Requirement
Extract the lines from the start through the line that holds "import * as", both included, omitting all images.

Input material
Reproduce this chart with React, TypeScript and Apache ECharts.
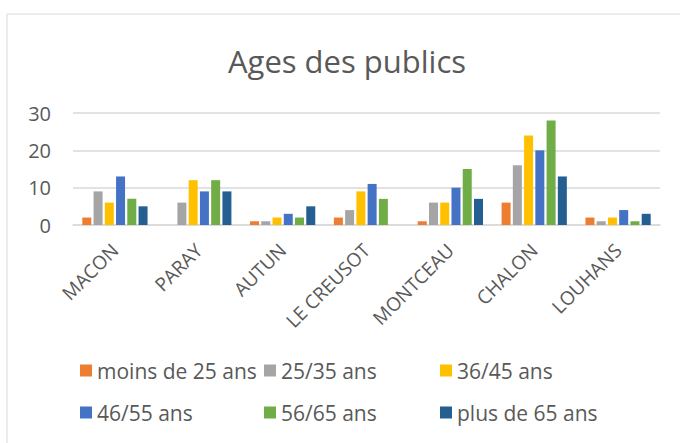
import React, { useEffect, useRef } from "react";
import * as echarts from "echarts";

const categories = ["MACON", "PARAY", "AUTUN", "LE CREUSOT", "MONTCEAU", "CHALON", "LOUHANS"];
const seriesNames = ["moins de 25 ans", "25/35 ans", "36/45 ans", "46/55 ans", "56/65 ans", "plus de 65 ans"];
const moins25 = [2, 0, 1, 2, 1, 6, 2];
const a25_35 = [9, 6, 1, 4, 6, 16, 1];
const a36_45 = [6, 12, 2, 9, 6, 24, 2];
const a46_55 = [13, 9, 3, 11, 10, 20, 4];
const a56_65 = [7, 12, 2, 7, 15, 28, 1];
const plus65 = [5, 9, 5, 0, 7, 13, 3];
const seriesValues = [moins25, a25_35, a36_45, a46_55, a56_65, plus65];
const colors = ["#ED7D31", "#A5A5A5", "#FFC000", "#4472C4", "#70AD47", "#255E91"];
const yTicks = [0, 10, 20, 30];

const FONT = "'Open Sans', 'Noto Sans', sans-serif";
const TEXT = "#595959";

const legendPos = [
  { left: 80, top: 360 },
  { left: 264, top: 360 },
  { left: 440, top: 360 },
  { left: 80, top: 402 },
  { left: 264, top: 402 },
  { left: 440, top: 402 },
];

export default function App() {
  const ref = useRef<HTMLDivElement>(null);
  useEffect(() => {
    if (!ref.current) return;
    const chart = echarts.init(ref.current, null, { renderer: "svg" });
    chart.setOption({
      animation: false,
      backgroundColor: "#ffffff",
      textStyle: { fontFamily: FONT },
      graphic: [
        {
          type: "rect",
          shape: { x: 7, y: 14, width: 700, height: 460 },
          style: { fill: "none", stroke: "#D9D9D9", lineWidth: 1 },
          silent: true,
        },
        {
          type: "text",
          x: 347,
          y: 61,
          style: {
            text: "Ages des publics",
            fill: TEXT,
            font: `31px ${FONT}`,
            textAlign: "center",
            textVerticalAlign: "middle",
          },
        },
      ],
      legend: seriesNames.map((n, i) => ({
        data: [n],
        left: legendPos[i].left,
        top: legendPos[i].top,
        icon: "rect",
        itemWidth: 12,
        itemHeight: 12,
        padding: 0,
        selectedMode: false,
        textStyle: { color: TEXT, fontSize: 21, fontFamily: FONT },
      })),
      grid: { left: 73, right: 20, top: 113, bottom: 218, containLabel: false },
      xAxis: {
        type: "category",
        data: categories,
        axisTick: { show: false },
        axisLine: { show: true, lineStyle: { color: "#D9D9D9", width: 1.5 } },
        axisLabel: {
          rotate: 45,
          interval: 0,
          margin: 22,
          color: TEXT,
          fontSize: 19,
          fontFamily: FONT,
        },
      },
      yAxis: {
        type: "value",
        min: yTicks[0],
        max: yTicks[yTicks.length - 1],
        interval: 10,
        axisLine: { show: false },
        axisTick: { show: false },
        splitLine: { lineStyle: { color: "#D9D9D9", width: 1.5 } },
        axisLabel: { color: TEXT, fontSize: 20, margin: 22, fontFamily: FONT },
      },
      series: seriesNames.map((n, i) => ({
        name: n,
        type: "bar",
        data: seriesValues[i],
        barWidth: 9,
        barGap: "25%",
        itemStyle: { color: colors[i] },
      })),
    });
    return () => chart.dispose();
  }, []);
  return (
    <div
      ref={ref}
      style={{ position: "fixed", left: 0, top: 0, width: 680, height: 443 }}
    />
  );
}
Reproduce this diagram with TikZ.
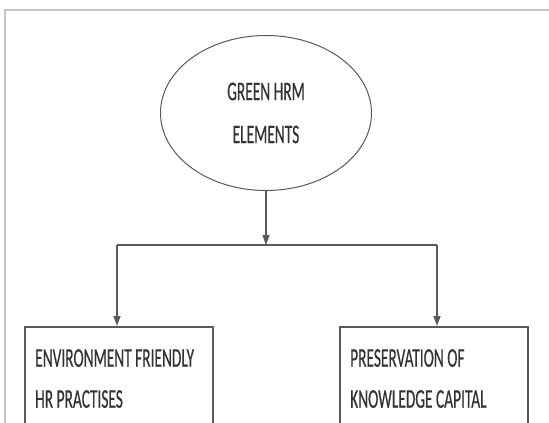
\documentclass[tikz,border=0pt]{standalone}
\usepackage{fontspec}
\usetikzlibrary{shapes.geometric,arrows.meta}
\newfontfamily\narrowfont[FakeStretch=0.57,FakeBold=0.4]{Carlito}
\definecolor{framegray}{HTML}{C4C4C4}
\definecolor{linegray}{HTML}{5A5A5A}
\definecolor{textgray}{HTML}{333333}
\begin{document}
\begin{tikzpicture}[x=1pt,y=-1pt,
  every node/.style={font=\narrowfont\fontsize{27}{41}\selectfont, text=textgray},
  root/.style={ellipse, draw=linegray, line width=1pt, minimum width=211pt, minimum height=155pt,
    inner sep=0pt, align=center, font=\narrowfont\fontsize{27}{43}\selectfont},
  leafbox/.style={rectangle, draw=linegray, line width=1.6pt, minimum width=188pt,
    minimum height=140pt, anchor=north west, inner sep=0pt},
  leaftext/.style={anchor=north west, align=left, inner sep=0pt},
  link/.style={draw=linegray, line width=1.5pt},
  feed/.style={link, -{Triangle[length=10pt,width=7pt]}}]
\useasboundingbox (0,0) rectangle (549,423);
\fill[white] (0,0) rectangle (549,423);
% light page frame
\draw[framegray, line width=1.3pt] (5,440) -- (5,10) -- (560,10);

% root element
\node[root] (root) at (266,113) {GREEN HRM\\ELEMENTS};

% branch boxes (open at the bottom of the page)
\node[leafbox] (left) at (24,326) {};
\node[leafbox] (right) at (339,326) {};
\node[leaftext] (lefttext) at (35,349) {ENVIRONMENT FRIENDLY\\HR PRACTISES};
\node[leaftext] (righttext) at (350,349) {PRESERVATION OF\\KNOWLEDGE CAPITAL};

% distribution bus
\coordinate (busL) at (117,245);
\coordinate (busR) at (437,245);
\coordinate (busM) at (root.south |- busL);

\draw[feed] (root.south) -- (busM);
\draw[link] (busL) -- (busR);
\draw[feed] (busL) -- (busL |- left.north);
\draw[feed] (busR) -- (busR |- right.north);
\end{tikzpicture}
\end{document}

Task answer
Reproduce this chart with React, TypeScript and Apache ECharts.
import React, { useEffect, useRef } from "react";
import * as echarts from "echarts";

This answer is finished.